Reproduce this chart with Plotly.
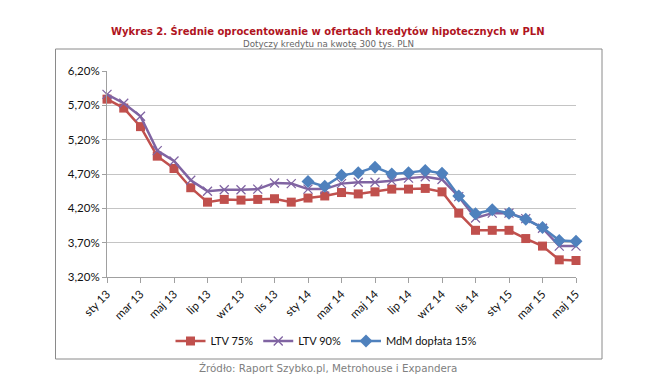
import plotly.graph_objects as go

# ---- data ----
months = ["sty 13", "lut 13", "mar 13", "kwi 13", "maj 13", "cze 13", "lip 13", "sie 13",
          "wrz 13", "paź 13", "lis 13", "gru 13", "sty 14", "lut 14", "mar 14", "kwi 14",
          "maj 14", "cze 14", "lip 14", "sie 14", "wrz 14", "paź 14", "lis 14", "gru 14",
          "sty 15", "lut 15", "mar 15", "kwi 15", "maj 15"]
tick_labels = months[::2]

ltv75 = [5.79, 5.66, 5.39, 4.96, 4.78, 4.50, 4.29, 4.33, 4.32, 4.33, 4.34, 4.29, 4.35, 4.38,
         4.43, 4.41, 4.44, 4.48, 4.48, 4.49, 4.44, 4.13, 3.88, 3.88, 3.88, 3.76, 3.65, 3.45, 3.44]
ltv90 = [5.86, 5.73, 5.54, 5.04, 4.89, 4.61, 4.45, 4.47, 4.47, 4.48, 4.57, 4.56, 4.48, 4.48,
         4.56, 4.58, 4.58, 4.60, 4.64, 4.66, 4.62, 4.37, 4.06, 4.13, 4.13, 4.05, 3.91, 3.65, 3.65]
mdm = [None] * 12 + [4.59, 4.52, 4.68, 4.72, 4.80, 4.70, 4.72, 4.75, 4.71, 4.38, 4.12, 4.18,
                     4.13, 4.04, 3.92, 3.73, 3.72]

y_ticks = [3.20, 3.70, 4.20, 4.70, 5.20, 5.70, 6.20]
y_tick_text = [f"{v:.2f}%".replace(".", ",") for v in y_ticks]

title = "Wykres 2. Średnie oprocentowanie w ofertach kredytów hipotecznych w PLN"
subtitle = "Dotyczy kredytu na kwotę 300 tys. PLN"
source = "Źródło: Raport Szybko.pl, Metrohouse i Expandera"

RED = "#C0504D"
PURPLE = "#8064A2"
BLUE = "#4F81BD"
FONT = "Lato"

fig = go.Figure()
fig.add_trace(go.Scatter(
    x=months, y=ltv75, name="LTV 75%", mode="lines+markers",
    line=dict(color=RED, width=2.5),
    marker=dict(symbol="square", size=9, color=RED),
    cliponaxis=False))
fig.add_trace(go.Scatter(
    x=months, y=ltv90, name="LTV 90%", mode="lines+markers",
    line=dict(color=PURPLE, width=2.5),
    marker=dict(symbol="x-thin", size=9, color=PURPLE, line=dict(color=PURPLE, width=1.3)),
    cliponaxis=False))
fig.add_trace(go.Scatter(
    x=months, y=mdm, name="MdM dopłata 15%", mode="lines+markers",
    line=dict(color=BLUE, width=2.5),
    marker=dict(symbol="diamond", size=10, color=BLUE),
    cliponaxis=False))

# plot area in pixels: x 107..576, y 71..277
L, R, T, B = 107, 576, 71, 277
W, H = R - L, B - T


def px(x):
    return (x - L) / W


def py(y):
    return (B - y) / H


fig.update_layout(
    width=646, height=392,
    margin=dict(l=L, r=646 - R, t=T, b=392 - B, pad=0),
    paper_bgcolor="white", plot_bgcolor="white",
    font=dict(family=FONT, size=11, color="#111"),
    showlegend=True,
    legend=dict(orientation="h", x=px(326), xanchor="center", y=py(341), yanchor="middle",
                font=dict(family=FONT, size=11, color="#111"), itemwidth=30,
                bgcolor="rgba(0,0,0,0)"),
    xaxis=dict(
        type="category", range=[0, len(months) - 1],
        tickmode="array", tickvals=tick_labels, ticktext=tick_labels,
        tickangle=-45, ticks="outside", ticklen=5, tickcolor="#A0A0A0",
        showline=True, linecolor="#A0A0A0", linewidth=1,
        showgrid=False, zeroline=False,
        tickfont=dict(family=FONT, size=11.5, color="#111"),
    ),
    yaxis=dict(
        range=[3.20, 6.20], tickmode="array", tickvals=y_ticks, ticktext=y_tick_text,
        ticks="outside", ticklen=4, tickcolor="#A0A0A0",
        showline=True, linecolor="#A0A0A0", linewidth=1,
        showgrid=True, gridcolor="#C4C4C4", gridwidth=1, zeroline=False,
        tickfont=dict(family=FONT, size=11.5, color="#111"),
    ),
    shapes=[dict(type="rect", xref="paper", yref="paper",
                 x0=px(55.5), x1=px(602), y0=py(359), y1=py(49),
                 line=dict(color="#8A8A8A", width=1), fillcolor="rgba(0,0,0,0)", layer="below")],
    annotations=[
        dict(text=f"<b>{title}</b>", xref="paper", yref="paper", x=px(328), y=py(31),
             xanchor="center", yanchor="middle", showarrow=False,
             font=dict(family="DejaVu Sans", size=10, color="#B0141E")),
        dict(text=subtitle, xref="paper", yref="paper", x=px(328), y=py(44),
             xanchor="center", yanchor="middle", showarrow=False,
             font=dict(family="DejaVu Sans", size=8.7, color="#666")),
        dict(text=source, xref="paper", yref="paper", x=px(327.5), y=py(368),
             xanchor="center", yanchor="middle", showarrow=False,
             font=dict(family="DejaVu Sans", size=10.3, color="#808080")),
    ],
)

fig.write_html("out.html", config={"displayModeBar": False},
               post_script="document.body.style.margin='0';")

#### TASK OBJECTIVE:
Without any pictures, reproduce the lines from the first one in the material through the line that has "v in y_ticks]", exactly as they appear.

#### RESPONSE TO THE EXERCISE:
Reproduce this chart with Plotly.
import plotly.graph_objects as go

# ---- data ----
months = ["sty 13", "lut 13", "mar 13", "kwi 13", "maj 13", "cze 13", "lip 13", "sie 13",
          "wrz 13", "paź 13", "lis 13", "gru 13", "sty 14", "lut 14", "mar 14", "kwi 14",
          "maj 14", "cze 14", "lip 14", "sie 14", "wrz 14", "paź 14", "lis 14", "gru 14",
          "sty 15", "lut 15", "mar 15", "kwi 15", "maj 15"]
tick_labels = months[::2]

ltv75 = [5.79, 5.66, 5.39, 4.96, 4.78, 4.50, 4.29, 4.33, 4.32, 4.33, 4.34, 4.29, 4.35, 4.38,
         4.43, 4.41, 4.44, 4.48, 4.48, 4.49, 4.44, 4.13, 3.88, 3.88, 3.88, 3.76, 3.65, 3.45, 3.44]
ltv90 = [5.86, 5.73, 5.54, 5.04, 4.89, 4.61, 4.45, 4.47, 4.47, 4.48, 4.57, 4.56, 4.48, 4.48,
         4.56, 4.58, 4.58, 4.60, 4.64, 4.66, 4.62, 4.37, 4.06, 4.13, 4.13, 4.05, 3.91, 3.65, 3.65]
mdm = [None] * 12 + [4.59, 4.52, 4.68, 4.72, 4.80, 4.70, 4.72, 4.75, 4.71, 4.38, 4.12, 4.18,
                     4.13, 4.04, 3.92, 3.73, 3.72]

y_ticks = [3.20, 3.70, 4.20, 4.70, 5.20, 5.70, 6.20]
y_tick_text = [f"{v:.2f}%".replace(".", ",") for v in y_ticks]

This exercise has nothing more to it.